Senate Democrats Tell CFTC: Hands Off the States, Wallet Off the Ad Dollars 🎰
A group of 17 Democratic US senators is pressing the Senate Appropriations Subcommittee on Financial Services and General Government to block the Commodity Futures Trading Commission (CFTC) from using federal funds in Chair Michael Selig's legal fights against state gaming authorities. In a Wednesday letter to the subcommittee's chair and ranking member, Senator Richard Blumenthal, Senator Jeff Merkley and 15 other Democrats urged the committee leadership to restrict funding as the CFTC pursues lawsuits in Connecticut, Illinois, Arizona, Kentucky, Wisconsin, New York, Minnesota, Rhode Island and New Mexico as of June. Selig has defended the agency's stance that it holds "exclusive jurisdiction" over prediction markets by classifying the event contracts on platforms such as Kalshi and Polymarket as "swaps" under CFTC purview. "Through engaging in this campaign of litigation and intimidation, the CFTC risks becoming an instrument and enabler of online prediction markets' efforts to bypass states' consumer protections and oversight, creating a race-to-the-bottom in gambling," the senators wrote. Kalshi and Polymarket have filed their own lawsuits backing the CFTC's position, and some legal observers expect one of the cases to reach the US Supreme Court, which in its 2018 ruling in Murphy v. National Collegiate Athletic Association held that individual states have authority to regulate sports betting.

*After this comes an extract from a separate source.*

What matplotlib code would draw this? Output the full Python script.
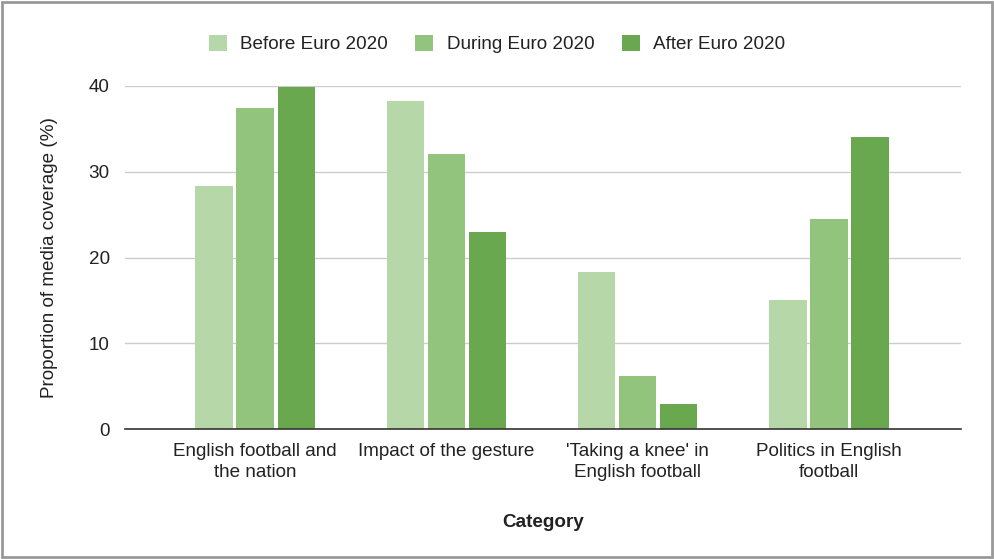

Selig has steered the CFTC unilaterally under US President Donald Trump after the administration did not announce nominees to fill the agency's remaining commissioner seats as of Friday. The CFTC is statutorily structured to operate with a bipartisan group of five commissioners. The legal push comes as the US Senate is expected to vote on the Digital Asset Market Clarity (CLARITY) Act, which would establish separate regulatory roles for the CFTC and Securities and Exchange Commission over digital assets. Last week, gaming organizations petitioned the Senate to add language barring sports event contracts in the CLARITY Act, arguing that the CFTC was not created to regulate such wagers.
Separately, Senators Adam Schiff and John Curtis are pressing the CFTC to investigate Polymarket over allegations of deceptive advertising targeting US users. In a letter to Selig seen by the WSJ, the senators cited a WSJ report alleging that Polymarket paid creators to film trades on simulated trading websites, staged transactions and undisclosed influencer promotions for markets not available to US users, and used fake materials to imply larger winnings. The senators asked the regulator to provide a written response on whether it has begun an investigation, and the CFTC has not publicly commented on the allegations as of publication. The CLARITY Act vote and the pending CFTC funding decisions are expected to shape the regulatory path for prediction market platforms operating in the United States.